NEW ORLEANS - At the New Orleans Convention Center, 8,000 pediatricians are gathering for the national meeting of the American Academy of Pediatrics.
And those who specialize in children's digestive problems, are sounding an alarm about a terrible health condition caused by a toy.
It's the reason one child from Kiln, Mississippi on the Gulf Coast, will never be same.
Two-and-a-half-year-old Braylon Jordon may never eat normally again. His backpack that he must wear at all times, constantly feeds special nutrition directly into his blood stream.
"We are literally sounding an alarm. I do not think people understand the implications of this simple little toy and the danger it causes for our kids, said Dr. Mark Gilger, a professor of pediatrics at Baylor College of Medicine and a pediatric gastroenterologist at Texas Children's Hospital.
A new, national survey done at LSU Health Sciences Center, finds that the number of children and teens swallowing rare earth magnets is sky rocketing. Young children explore the world by putting things in their mouths. Preteens and teens pretend the magnets are face piercings of the cheek, nose and tongue and accidentally swallow them.
"We've had over a 10 fold increase over the past two years," said Dr. Adam Noel, an LSUHSC pediatric gastroenterologist who practices at Children's Hospital in New Orleans.
The increase is since packages began carrying warnings of the dangers and a statement that children younger that 14 should not play with them.
"When you realize that 10 percent of these children require long term care because they ingested a toy, that is just not acceptable," Dr. Noel continued. He says that the human cost and the cost to the health care system is staggering.
Pediatric gastroenterologists are trying to educate parents and doctors in the E.R. about the immediate steps that need to be taken if the Neodymium magnets are swallowed. Twelve hours inside the body can cause major damage, holes in intestines, serious life-threatening infections when the powerful industrial magnets connect.
Most of Braylon's small intestines are now gone.
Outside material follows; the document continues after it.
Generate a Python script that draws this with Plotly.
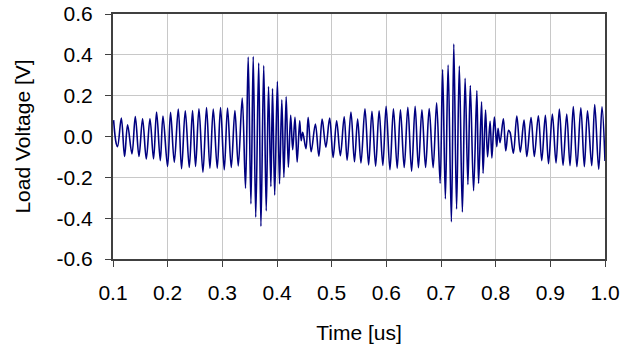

They once were a yard long, now that organ has been cut down to only six inches, not allowing food nutrients that are eaten, to be absorbed.
Since the accident in early April of 2012, the medical costs have mounted to as much as $2 million. And they will continue to rise since he will need long-term care. He is currently not on a small intestine transplant list, but long-term survival following that surgery is not very high. Braylon spent months in Children's Hospital in New Orleans, one month in the ICU. He has also traveled to Pittsburgh hospitals. The parents have no lawsuit against the company and just want to help other families not go through what they have.
"We bought the magnets before he was born," said Meaghin Jordon, 20, Braylon's mother.
They were kept hidden in a cabinet, taken out only after Braylon's bedtime. But eight of them unknowing fell on the floor and he ate them.
What stung the young couple even more was when people wrote cruel messages about their parenting skills on the web. Dr. Noel defended the young parents saying one of them was always at Braylon's side for his long stay in the hospital. He said they were very hands-on, doing all the medical treatments that the nurses do.
"It was a very hard time for us. We didn't know anything about the process we would have to go through," said Jonathan Jordon, 22, Braylon's father.
"Throw them away," exclaimed Dr. Gilger when asked what parents should do if the magnets are in their home. "This is an industrial strength magnet. This is used in our hybrid automobiles, in our computer hard drives, and in the batteries for our power tools."
The doctors say they have also heard of injuries from the industrial magnets in dogs and at least one adult.
One teen who was injured only swallowed one magnet. That would normally pass through and out of the digestive tract like a penny and not cause damage. But it stuck to the inside of the ring in her belly button piercing.
The professional medical society leading this campaign is NASPGHAN, The North American Society for Pediatric Gastroenterology, Hepatology, and Nutrition. They have met with lawmakers in Washington, D.C. and the Consumer Product Safety Commission. They say 11 of the 13 manufactures in the U.S. voluntarily removed the magnets. The others are fighting to keep them on the market. They can also be ordered from many places on the Internet.